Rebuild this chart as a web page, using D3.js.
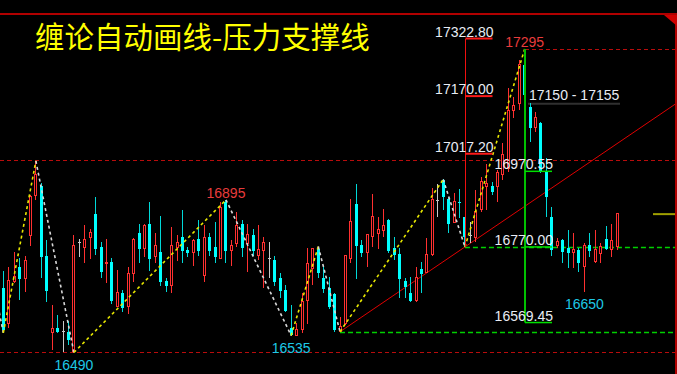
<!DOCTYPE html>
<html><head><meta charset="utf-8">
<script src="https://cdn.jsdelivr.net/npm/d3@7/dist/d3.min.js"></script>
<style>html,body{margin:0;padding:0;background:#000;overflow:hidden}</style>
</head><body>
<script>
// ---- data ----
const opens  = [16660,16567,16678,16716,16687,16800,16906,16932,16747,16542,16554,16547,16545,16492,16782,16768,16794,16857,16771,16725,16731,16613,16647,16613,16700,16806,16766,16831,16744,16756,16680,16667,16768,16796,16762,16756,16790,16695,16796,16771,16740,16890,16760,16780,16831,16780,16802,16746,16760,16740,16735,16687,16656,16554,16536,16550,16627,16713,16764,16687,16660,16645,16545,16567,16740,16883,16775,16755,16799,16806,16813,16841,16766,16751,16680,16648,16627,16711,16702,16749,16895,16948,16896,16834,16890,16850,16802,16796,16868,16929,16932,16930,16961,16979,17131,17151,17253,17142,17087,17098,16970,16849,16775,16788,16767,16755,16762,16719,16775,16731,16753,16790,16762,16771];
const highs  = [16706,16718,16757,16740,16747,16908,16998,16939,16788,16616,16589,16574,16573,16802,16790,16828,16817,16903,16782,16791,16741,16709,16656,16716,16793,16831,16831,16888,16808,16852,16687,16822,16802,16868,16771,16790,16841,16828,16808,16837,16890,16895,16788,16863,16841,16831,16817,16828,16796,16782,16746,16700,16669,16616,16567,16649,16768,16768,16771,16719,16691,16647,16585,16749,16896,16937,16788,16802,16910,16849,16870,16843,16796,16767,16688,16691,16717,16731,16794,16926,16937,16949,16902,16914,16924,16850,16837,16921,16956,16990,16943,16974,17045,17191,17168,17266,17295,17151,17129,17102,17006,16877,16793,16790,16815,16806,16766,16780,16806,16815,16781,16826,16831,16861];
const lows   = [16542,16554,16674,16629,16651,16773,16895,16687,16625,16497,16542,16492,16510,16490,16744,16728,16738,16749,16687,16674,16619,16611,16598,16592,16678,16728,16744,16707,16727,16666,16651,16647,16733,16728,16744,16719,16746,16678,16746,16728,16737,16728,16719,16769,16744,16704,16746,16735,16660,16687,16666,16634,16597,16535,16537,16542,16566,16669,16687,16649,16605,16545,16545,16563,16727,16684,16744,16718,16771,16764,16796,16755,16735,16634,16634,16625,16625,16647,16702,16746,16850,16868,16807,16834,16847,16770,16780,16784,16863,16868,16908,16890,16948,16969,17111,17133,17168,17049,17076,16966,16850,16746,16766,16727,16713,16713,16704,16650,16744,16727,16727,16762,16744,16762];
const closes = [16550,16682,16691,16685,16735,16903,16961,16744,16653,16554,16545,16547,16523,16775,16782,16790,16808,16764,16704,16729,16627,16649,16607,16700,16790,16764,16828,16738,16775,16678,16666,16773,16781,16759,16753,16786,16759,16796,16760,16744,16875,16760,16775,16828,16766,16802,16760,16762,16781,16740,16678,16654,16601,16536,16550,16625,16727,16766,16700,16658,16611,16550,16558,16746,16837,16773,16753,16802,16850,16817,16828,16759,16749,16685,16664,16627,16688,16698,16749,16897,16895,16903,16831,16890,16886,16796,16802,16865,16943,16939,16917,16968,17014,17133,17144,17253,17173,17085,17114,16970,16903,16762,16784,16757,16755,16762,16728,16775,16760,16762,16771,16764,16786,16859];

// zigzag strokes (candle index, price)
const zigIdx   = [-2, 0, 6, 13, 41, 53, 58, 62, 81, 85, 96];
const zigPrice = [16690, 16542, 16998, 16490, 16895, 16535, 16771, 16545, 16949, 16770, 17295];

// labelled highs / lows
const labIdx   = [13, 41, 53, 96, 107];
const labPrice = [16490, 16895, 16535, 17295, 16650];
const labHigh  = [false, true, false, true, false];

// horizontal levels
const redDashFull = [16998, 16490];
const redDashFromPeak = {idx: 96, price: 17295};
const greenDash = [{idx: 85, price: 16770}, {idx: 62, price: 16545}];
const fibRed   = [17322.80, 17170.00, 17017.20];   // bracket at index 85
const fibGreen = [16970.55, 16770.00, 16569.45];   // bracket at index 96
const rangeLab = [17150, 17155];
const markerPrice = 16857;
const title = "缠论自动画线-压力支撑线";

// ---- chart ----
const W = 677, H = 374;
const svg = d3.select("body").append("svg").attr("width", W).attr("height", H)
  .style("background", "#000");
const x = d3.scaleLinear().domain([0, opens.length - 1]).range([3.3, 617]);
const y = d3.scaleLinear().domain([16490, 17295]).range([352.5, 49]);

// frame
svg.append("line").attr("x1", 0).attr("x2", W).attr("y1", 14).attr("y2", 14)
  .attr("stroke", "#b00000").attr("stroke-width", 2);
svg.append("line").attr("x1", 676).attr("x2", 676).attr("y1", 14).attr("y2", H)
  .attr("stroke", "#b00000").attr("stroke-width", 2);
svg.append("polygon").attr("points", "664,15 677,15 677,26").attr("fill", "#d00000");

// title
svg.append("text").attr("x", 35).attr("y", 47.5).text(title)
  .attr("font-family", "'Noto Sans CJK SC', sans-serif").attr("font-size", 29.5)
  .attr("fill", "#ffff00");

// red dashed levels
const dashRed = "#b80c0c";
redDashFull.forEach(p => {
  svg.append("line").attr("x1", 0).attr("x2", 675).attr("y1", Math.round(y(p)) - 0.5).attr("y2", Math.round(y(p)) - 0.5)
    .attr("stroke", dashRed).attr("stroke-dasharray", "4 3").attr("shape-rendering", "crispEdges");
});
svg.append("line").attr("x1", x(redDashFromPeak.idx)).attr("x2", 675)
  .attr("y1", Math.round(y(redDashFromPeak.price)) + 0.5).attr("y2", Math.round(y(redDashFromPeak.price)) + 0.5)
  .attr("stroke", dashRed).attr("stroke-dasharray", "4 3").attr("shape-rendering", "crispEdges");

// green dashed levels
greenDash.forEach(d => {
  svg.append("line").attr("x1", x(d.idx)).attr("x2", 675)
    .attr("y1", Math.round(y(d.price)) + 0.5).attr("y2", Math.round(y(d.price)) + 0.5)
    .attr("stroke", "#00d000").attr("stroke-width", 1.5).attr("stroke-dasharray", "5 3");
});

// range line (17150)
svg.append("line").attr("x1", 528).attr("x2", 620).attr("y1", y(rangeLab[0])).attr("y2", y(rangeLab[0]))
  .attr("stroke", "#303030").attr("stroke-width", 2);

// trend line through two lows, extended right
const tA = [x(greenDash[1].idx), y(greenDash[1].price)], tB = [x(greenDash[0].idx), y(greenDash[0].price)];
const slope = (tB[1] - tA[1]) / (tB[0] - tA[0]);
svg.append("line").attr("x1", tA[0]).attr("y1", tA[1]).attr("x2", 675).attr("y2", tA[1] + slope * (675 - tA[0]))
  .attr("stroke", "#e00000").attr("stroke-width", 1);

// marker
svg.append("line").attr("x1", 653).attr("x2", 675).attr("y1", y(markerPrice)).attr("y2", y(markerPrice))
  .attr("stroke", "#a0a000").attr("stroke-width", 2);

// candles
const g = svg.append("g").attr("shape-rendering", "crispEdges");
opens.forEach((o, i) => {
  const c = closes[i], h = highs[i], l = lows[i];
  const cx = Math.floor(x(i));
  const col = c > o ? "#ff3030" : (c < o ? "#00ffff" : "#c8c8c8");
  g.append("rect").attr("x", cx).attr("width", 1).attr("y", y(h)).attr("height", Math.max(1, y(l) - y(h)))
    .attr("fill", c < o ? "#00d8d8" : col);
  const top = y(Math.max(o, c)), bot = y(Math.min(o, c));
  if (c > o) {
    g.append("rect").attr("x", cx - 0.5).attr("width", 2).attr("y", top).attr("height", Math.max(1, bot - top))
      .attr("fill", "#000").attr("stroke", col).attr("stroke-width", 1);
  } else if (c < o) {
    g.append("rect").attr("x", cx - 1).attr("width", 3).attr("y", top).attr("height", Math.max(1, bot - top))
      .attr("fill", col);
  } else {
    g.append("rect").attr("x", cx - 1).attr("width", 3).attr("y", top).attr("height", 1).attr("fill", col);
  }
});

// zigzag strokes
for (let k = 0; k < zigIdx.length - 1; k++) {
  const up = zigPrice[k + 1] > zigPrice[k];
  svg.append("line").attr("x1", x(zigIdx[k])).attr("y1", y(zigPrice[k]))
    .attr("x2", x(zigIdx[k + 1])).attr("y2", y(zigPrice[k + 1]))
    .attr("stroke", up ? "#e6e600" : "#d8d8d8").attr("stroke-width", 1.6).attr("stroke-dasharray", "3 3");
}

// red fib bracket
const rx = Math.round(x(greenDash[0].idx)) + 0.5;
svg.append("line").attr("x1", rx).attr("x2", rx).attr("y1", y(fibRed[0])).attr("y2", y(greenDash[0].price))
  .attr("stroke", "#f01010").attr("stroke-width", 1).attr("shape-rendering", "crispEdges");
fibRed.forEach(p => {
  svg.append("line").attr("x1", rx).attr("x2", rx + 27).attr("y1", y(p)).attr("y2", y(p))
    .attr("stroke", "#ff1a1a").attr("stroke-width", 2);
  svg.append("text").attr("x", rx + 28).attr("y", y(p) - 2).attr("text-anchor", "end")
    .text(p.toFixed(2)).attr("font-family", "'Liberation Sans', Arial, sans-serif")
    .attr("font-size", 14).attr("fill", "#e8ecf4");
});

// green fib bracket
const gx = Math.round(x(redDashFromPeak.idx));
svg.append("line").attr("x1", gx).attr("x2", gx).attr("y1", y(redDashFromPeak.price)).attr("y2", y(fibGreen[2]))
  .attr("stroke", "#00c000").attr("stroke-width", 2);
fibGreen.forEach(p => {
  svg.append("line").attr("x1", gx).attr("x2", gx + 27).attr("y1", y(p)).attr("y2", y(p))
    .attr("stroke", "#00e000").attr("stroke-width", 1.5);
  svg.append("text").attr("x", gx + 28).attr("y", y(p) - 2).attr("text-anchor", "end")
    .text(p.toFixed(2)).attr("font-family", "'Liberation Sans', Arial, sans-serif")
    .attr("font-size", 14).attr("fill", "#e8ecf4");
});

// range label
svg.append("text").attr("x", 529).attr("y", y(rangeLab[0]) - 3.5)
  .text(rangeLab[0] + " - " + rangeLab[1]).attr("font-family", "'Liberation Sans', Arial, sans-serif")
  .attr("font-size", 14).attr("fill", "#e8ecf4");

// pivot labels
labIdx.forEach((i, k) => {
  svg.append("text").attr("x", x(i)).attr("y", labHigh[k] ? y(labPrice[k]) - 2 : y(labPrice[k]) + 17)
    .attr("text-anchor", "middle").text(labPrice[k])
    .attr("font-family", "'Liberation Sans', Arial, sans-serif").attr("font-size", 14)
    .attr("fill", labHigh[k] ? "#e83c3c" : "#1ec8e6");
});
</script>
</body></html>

• **TASK INSTRUCTIONS**:
From the listing above, copy every line that includes the word "chart".

• **EXPECTED ANSWER**:
Rebuild this chart as a web page, using D3.js.
// ---- chart ----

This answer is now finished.